Les investisseurs ont dû composer avec une forte dispersion sectorielle en 2020, certains secteurs se sont effondrés quand d’autres ont su tirer profit de cette crise, comme ceux des nouvelles technologies, du digital, du e-commerce notamment. BNY Mellon montre à cet égard un grand intérêt pour les investissements autour de la blockchain. Pour quelles raisons ?

C’est l’une des révolutions technologiques actuelles. La blockchain améliore la production dans un grand nombre de secteurs d’activité. L’idée est d’investir sur des valeurs qui bénéficieront de l’intégration de la blockchain dans leur business model.
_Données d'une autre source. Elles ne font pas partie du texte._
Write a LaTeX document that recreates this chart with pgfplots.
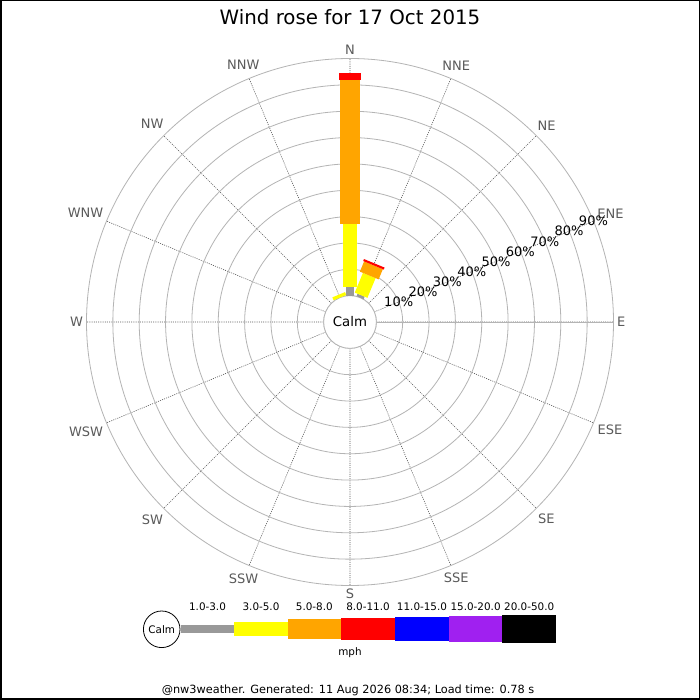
\documentclass[border=0pt]{standalone}
\usepackage{fontspec}
\setmainfont{DejaVu Sans}
\usepackage{pgfplots}
\pgfplotsset{compat=1.18}
\usepgfplotslibrary{polar}
\definecolor{wgray}{HTML}{999999}
\definecolor{wyellow}{HTML}{FFFF00}
\definecolor{worange}{HTML}{FFA500}
\definecolor{wred}{HTML}{FF0000}
\definecolor{wblue}{HTML}{0000FF}
\definecolor{wpurple}{HTML}{A020F0}
\definecolor{ringc}{HTML}{B4B4B4}
\definecolor{spokec}{HTML}{555555}
\definecolor{labc}{HTML}{5A5A5A}
\begin{document}
\begin{tikzpicture}
\useasboundingbox (0pt,0pt) rectangle (700pt,700pt);
\fill[white] (0pt,0pt) rectangle (700pt,700pt);
\begin{polaraxis}[
  at={(350pt,378pt)}, anchor=center,
  scale only axis, width=527pt, height=527pt,
  ymin=0, ymax=100, xmin=0, xmax=360,
  xtick={0,22.5,45,67.5,90,112.5,135,157.5,180,202.5,225,247.5,270,292.5,315,337.5},
  xticklabels={E,ENE,NE,NNE,N,NNW,NW,WNW,W,WSW,SW,SSW,S,SSE,SE,ESE},
  ytick={10,20,30,40,50,60,70,80,90},
  yticklabels={},
  xmajorgrids, ymajorgrids,
  major tick length=0pt,
  x grid style={spokec, line width=0.6pt, dash pattern=on 1pt off 1.2pt},
  y grid style={ringc, line width=0.8pt},
  axis line style={ringc, line width=0.8pt},
  xticklabel style={font=\fontsize{13}{15}\selectfont, text=labc},
  y filter/.expression={y+10},
  clip=false,
]
\draw[ringc, line width=0.8pt, fill=white] (axis cs:0,0) circle[radius=26.35pt];
% N (90 deg)
\addplot[no marks, draw=wgray, line width=7.7pt] coordinates {(90,0) (90,3.4)};
\addplot[no marks, draw=wyellow, line width=13.7pt] coordinates {(90,3.4) (90,27.2)};
\addplot[no marks, draw=worange, line width=20.3pt] coordinates {(90,27.2) (90,81.8)};
\addplot[no marks, draw=wred, line width=22.3pt] coordinates {(90,81.8) (90,84.4)};
% NNE (67.5 deg)
\addplot[no marks, draw=wgray, line width=7.7pt] coordinates {(67.5,0) (67.5,1.0)};
\addplot[no marks, draw=wyellow, line width=13.7pt] coordinates {(67.5,1.0) (67.5,9.1)};
\addplot[no marks, draw=worange, line width=20.3pt] coordinates {(67.5,9.1) (67.5,13.3)};
\addplot[no marks, draw=wred, line width=22.3pt] coordinates {(67.5,13.3) (67.5,14.1)};
% NNW (112.5 deg)
\addplot[no marks, draw=wyellow, line width=13.7pt] coordinates {(112.5,0) (112.5,1.2)};
\node[font=\fontsize{13.3}{15}\selectfont] at (axis cs:0,0) {Calm};
\node[font=\fontsize{13}{15}\selectfont] at (axis cs:22.5,20) {10\%};
\node[font=\fontsize{13}{15}\selectfont] at (axis cs:22.5,30) {20\%};
\node[font=\fontsize{13}{15}\selectfont] at (axis cs:22.5,40) {30\%};
\node[font=\fontsize{13}{15}\selectfont] at (axis cs:22.5,50) {40\%};
\node[font=\fontsize{13}{15}\selectfont] at (axis cs:22.5,60) {50\%};
\node[font=\fontsize{13}{15}\selectfont] at (axis cs:22.5,70) {60\%};
\node[font=\fontsize{13}{15}\selectfont] at (axis cs:22.5,80) {70\%};
\node[font=\fontsize{13}{15}\selectfont] at (axis cs:22.5,90) {80\%};
\node[font=\fontsize{13}{15}\selectfont] at (axis cs:22.5,100) {90\%};
\end{polaraxis}
% title
\node[anchor=base, font=\fontsize{19.8}{22}\selectfont] at (350pt,675pt) {Wind rose for 17 Oct 2015};
% legend
\draw[black, line width=0.8pt, fill=white] (161.7pt,70.7pt) circle[radius=18.3pt];
\node[font=\fontsize{10.4}{12}\selectfont] at (161.7pt,70.7pt) {Calm};
\fill[wgray] (180.7pt,67.3pt) rectangle (234.3pt,75pt);
\fill[wyellow] (234.3pt,64pt) rectangle (287.7pt,77.7pt);
\fill[worange] (287.7pt,60.7pt) rectangle (341pt,81pt);
\fill[wred] (341pt,60pt) rectangle (395pt,82.3pt);
\fill[wblue] (395pt,59pt) rectangle (449pt,83pt);
\fill[wpurple] (449pt,57.7pt) rectangle (502.3pt,84pt);
\fill[black] (502.3pt,56.7pt) rectangle (556pt,85pt);
\begin{scope}[every node/.style={anchor=base, font=\fontsize{10.4}{12}\selectfont}]
\node at (207.5pt,89pt) {1.0-3.0};
\node at (261pt,89pt) {3.0-5.0};
\node at (314.3pt,89pt) {5.0-8.0};
\node at (368pt,89pt) {8.0-11.0};
\node at (422pt,89pt) {11.0-15.0};
\node at (475.6pt,89pt) {15.0-20.0};
\node at (529.2pt,89pt) {20.0-50.0};
\node at (350pt,44.3pt) {mph};
\end{scope}
\node[anchor=base, font=\fontsize{11.3}{13}\selectfont] at (348pt,6pt) {@nw3weather. Generated: 11 Aug 2026 08:34; Load time: 0.78 s};
\draw[black, line width=3pt] (0pt,0pt) rectangle (700pt,700pt);
\end{tikzpicture}
\end{document}
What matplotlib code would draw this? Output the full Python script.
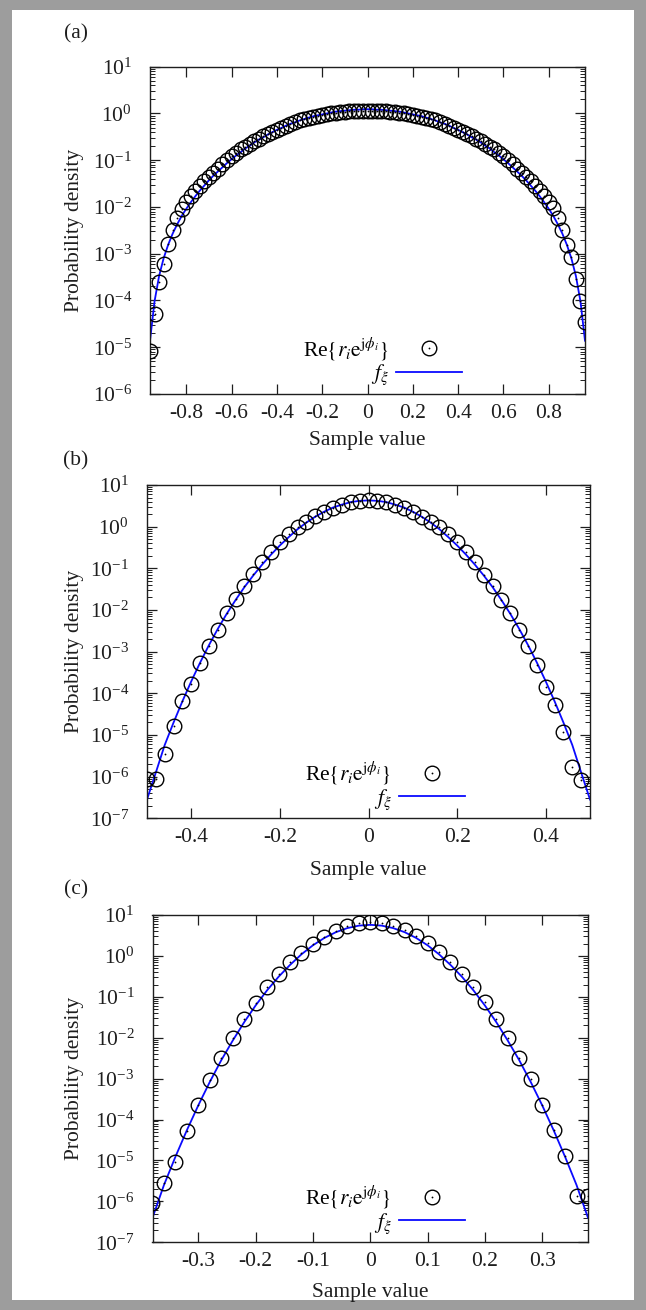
import numpy as np
import matplotlib
matplotlib.use('Agg')
import matplotlib.pyplot as plt
from matplotlib.lines import Line2D
from matplotlib.patches import Rectangle
from matplotlib.ticker import LogLocator, FixedLocator, FormatStrFormatter, NullLocator

plt.rcParams['font.family'] = ['Liberation Serif', 'DejaVu Serif']
plt.rcParams['mathtext.fontset'] = 'stix'
plt.rcParams['axes.unicode_minus'] = False
plt.rcParams['font.size'] = 15.5

# bin centres
xa = np.round(np.arange(-0.96, 0.961, 0.02), 2)
xb = np.round(np.arange(-0.50, 0.501, 0.02), 2)
xc = np.round(np.arange(-0.38, 0.381, 0.02), 2)

# log10 of the histogram of Re{r_i e^{j phi_i}}
ha_log = [-5.07, -4.29, -3.60, -3.23, -2.80, -2.49, -2.24, -2.04, -1.89, -1.77,
          -1.66, -1.55, -1.45, -1.36, -1.27, -1.18, -1.09, -1.00, -0.91, -0.84,
          -0.77, -0.71, -0.65, -0.59, -0.54, -0.49, -0.45, -0.40, -0.36, -0.31,
          -0.27, -0.23, -0.19, -0.15, -0.12, -0.09, -0.07, -0.05, -0.03, -0.01,
          0.00, 0.02, 0.03, 0.04, 0.05, 0.05, 0.06, 0.06,
          0.06,
          0.06, 0.06, 0.05, 0.05, 0.04, 0.03, 0.02, 0.00,
          -0.01, -0.03, -0.05, -0.07, -0.09, -0.12, -0.15, -0.19, -0.23, -0.27,
          -0.31, -0.36, -0.40, -0.45, -0.49, -0.54, -0.59, -0.65, -0.71, -0.77,
          -0.84, -0.91, -1.00, -1.09, -1.18, -1.27, -1.36, -1.45, -1.55, -1.66,
          -1.77, -1.89, -2.03, -2.24, -2.49, -2.81, -3.08, -3.55, -4.02, -4.47]
hb_log = [-6.06, -6.06, -5.46, -4.79, -4.18, -3.77, -3.27, -2.86, -2.47, -2.07,
          -1.74, -1.42, -1.14, -0.86, -0.60, -0.38, -0.17, -0.01, 0.12, 0.26,
          0.36, 0.45, 0.53, 0.58, 0.62,
          0.64,
          0.62, 0.58, 0.52, 0.44, 0.34, 0.23, 0.11, -0.02, -0.18, -0.37,
          -0.61, -0.86, -1.16, -1.42, -1.76, -2.08, -2.48, -2.86, -3.32, -3.84,
          -4.28, -4.94, -5.76, -6.08, np.nan]
hc_log = [-6.05, -5.56, -5.03, -4.28, -3.64, -3.03, -2.50, -2.01, -1.55, -1.14,
          -0.77, -0.45, -0.16, 0.08, 0.29, 0.46, 0.61, 0.73, 0.80,
          0.83,
          0.80, 0.73, 0.63, 0.49, 0.31, 0.10, -0.14, -0.43, -0.75, -1.12,
          -1.55, -2.01, -2.50, -3.02, -3.64, -4.25, -4.89, -5.88, -5.88]

# log10 of the density f_xi
fa_log = [-4.86, -4.02, -3.48, -3.10, -2.81, -2.57, -2.37, -2.19, -2.04, -1.90,
          -1.77, -1.65, -1.54, -1.43, -1.33, -1.24, -1.15, -1.06, -0.98, -0.90,
          -0.83, -0.75, -0.69, -0.62, -0.56, -0.51, -0.45, -0.40, -0.35, -0.31,
          -0.26, -0.22, -0.19, -0.15, -0.12, -0.09, -0.06, -0.04, -0.02, 0.00,
          0.02, 0.04, 0.05, 0.06, 0.07, 0.08, 0.08, 0.09,
          0.09,
          0.09, 0.08, 0.08, 0.07, 0.06, 0.05, 0.04, 0.02,
          0.00, -0.02, -0.04, -0.06, -0.09, -0.12, -0.15, -0.19, -0.22, -0.26,
          -0.31, -0.35, -0.40, -0.45, -0.51, -0.56, -0.62, -0.69, -0.75, -0.83,
          -0.90, -0.98, -1.06, -1.15, -1.24, -1.33, -1.43, -1.54, -1.65, -1.77,
          -1.90, -2.04, -2.19, -2.37, -2.57, -2.81, -3.10, -3.48, -4.02, -4.86]
fb_log = [-6.55, -5.90, -5.24, -4.70, -4.19, -3.71, -3.26, -2.84, -2.45, -2.09,
          -1.76, -1.45, -1.17, -0.91, -0.67, -0.45, -0.25, -0.06, 0.10, 0.24,
          0.36, 0.46, 0.53, 0.59, 0.62,
          0.63,
          0.62, 0.59, 0.53, 0.46, 0.36, 0.24, 0.10, -0.06, -0.25, -0.45,
          -0.67, -0.91, -1.17, -1.45, -1.76, -2.09, -2.45, -2.84, -3.26, -3.71,
          -4.19, -4.70, -5.24, -5.90, -6.55]
fc_log = [-6.40, -5.60, -4.91, -4.26, -3.65, -3.08, -2.55, -2.07, -1.62, -1.21,
          -0.84, -0.51, -0.22, 0.04, 0.26, 0.44, 0.58, 0.68, 0.74,
          0.76,
          0.74, 0.68, 0.58, 0.44, 0.26, 0.04, -0.22, -0.51, -0.84, -1.21,
          -1.62, -2.07, -2.55, -3.08, -3.65, -4.26, -4.91, -5.60, -6.40]

panels = [
    dict(tag='(a)', x=xa, h=ha_log, f=fa_log, xlim=(-0.96, 0.96), ylim=(1e-6, 1e1),
         xticks=[-0.8, -0.6, -0.4, -0.2, 0, 0.2, 0.4, 0.6, 0.8],
         rect=[150, 66.7, 435, 327.3], tag_y=34, xlab_y=440),
    dict(tag='(b)', x=xb, h=hb_log, f=fb_log, xlim=(-0.5, 0.5), ylim=(1e-7, 1e1),
         xticks=[-0.4, -0.2, 0, 0.2, 0.4],
         rect=[147, 485, 443, 333.3], tag_y=461, xlab_y=870),
    dict(tag='(c)', x=xc, h=hc_log, f=fc_log, xlim=(-0.38, 0.38), ylim=(1e-7, 1e1),
         xticks=[-0.3, -0.2, -0.1, 0, 0.1, 0.2, 0.3],
         rect=[152.5, 915, 435.5, 327.3], tag_y=890, xlab_y=1292),
]

W, H = 646, 1310
fig = plt.figure(figsize=(W / 100, H / 100), dpi=100)
fig.patch.set_facecolor('#9d9d9d')
# white sheet inside the grey frame
fig.patches.append(Rectangle((12 / W, 10 / H), 1 - 24 / W, 1 - 20 / H,
                             transform=fig.transFigure, facecolor='white',
                             edgecolor='none', zorder=-10))

ink = '#1e1e1e'
for p in panels:
    l, t, w, h = p['rect']
    ax = fig.add_axes([l / W, 1 - (t + h) / H, w / W, h / H])
    x = p['x']
    dens = 10 ** np.array(p['h'], dtype=float)
    pdf = 10 ** np.array(p['f'], dtype=float)

    ax.plot(x, pdf, color='#0a0aff', lw=1.3, zorder=2)
    ax.plot(x, dens, ls='none', marker='o', ms=10.5, mfc='none', mec='black',
            mew=1.0, zorder=3)
    ax.plot(x, dens, ls='none', marker='o', ms=1.3, mfc='black', mec='black',
            mew=0, zorder=3)

    ax.set_yscale('log')
    ax.set_xlim(*p['xlim'])
    ax.set_ylim(*p['ylim'])
    ax.xaxis.set_major_locator(FixedLocator(p['xticks']))
    ax.xaxis.set_major_formatter(FormatStrFormatter('%g'))
    ax.xaxis.set_minor_locator(NullLocator())
    ax.yaxis.set_major_locator(LogLocator(base=10, numticks=20))
    ax.yaxis.set_minor_locator(LogLocator(base=10, subs=np.arange(2, 10), numticks=20))
    ax.tick_params(which='both', direction='in', top=True, right=True, colors=ink)
    ax.tick_params(which='major', length=7, width=0.9)
    ax.tick_params(which='minor', length=3.5, width=0.7)
    ax.tick_params(axis='x', pad=7)
    ax.tick_params(axis='y', pad=13)
    for s in ax.spines.values():
        s.set_color(ink)
        s.set_linewidth(1.0)

    # legend: label on the left, sample on the right
    circ = Line2D([], [], ls='none', marker='o', ms=10.5, mfc='none', mec='black', mew=1.0)
    dot = Line2D([], [], ls='none', marker='o', ms=1.3, mfc='black', mec='black', mew=0)
    line = Line2D([], [], color='#0a0aff', lw=1.3)
    ax.legend([(circ, dot), line],
              [r'Re$\{r_i\mathrm{e}^{\mathrm{j}\phi_i}\}$', r'$f_\xi$'],
              loc='lower right', bbox_to_anchor=(0.717, 0.02), frameon=False,
              markerfirst=False, handlelength=3.05, handletextpad=0.35,
              labelspacing=0.0, borderpad=0, borderaxespad=0, fontsize=15.5)

    fig.text(76 / W, 1 - p['tag_y'] / H, p['tag'], ha='center', va='center',
             color=ink, fontsize=15.5)
    fig.text(75 / W, 1 - (t + h / 2) / H, 'Probability density', rotation=90,
             ha='center', va='center', color=ink, fontsize=15.5)
    fig.text((l + w / 2) / W, 1 - p['xlab_y'] / H, 'Sample value',
             ha='center', va='center', color=ink, fontsize=15.5)

fig.savefig('out.png', dpi=100, facecolor=fig.get_facecolor())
Cette thématique peut créer de la disruption.

La technologie blockchain est déjà utilisée dans de nombreux domaines, notamment les services financiers, la santé, la gestion des chaînes d’approvisionnement et la sécurité alimentaire, et d’autres usages sont actuellement à l’essai dans des secteurs très variés comme les beaux-arts avec le stockage de certificats d’authenticité sur des systèmes blockchain permet de réduire très considérablement les contrefaçons d’œuvres d’art. D’autres thèmes d’investissement nous intéressent et nous avons récemment lancé plusieurs fonds thématiques dont le BNY Mellon Smart Cures Innovation Fund, qui porte sur la thérapie génique (en utilisant par exemple l’acide ribonucléique ou ARN) et son impact sur l’environnement de la santé.

Quelles sont les principales nouveautés attendues en 2021 pour BNY Mellon ?

Nous mettons l’accent sur les fonds thématiques et voulons accélérer notre stratégie ESG avec Insight sur l’impact crédit. Sur la partie institutionnelle, nous sommes en levée de fonds sur la dette privée. Les taux bas renforcent l’attrait pour cette classe d’actifs.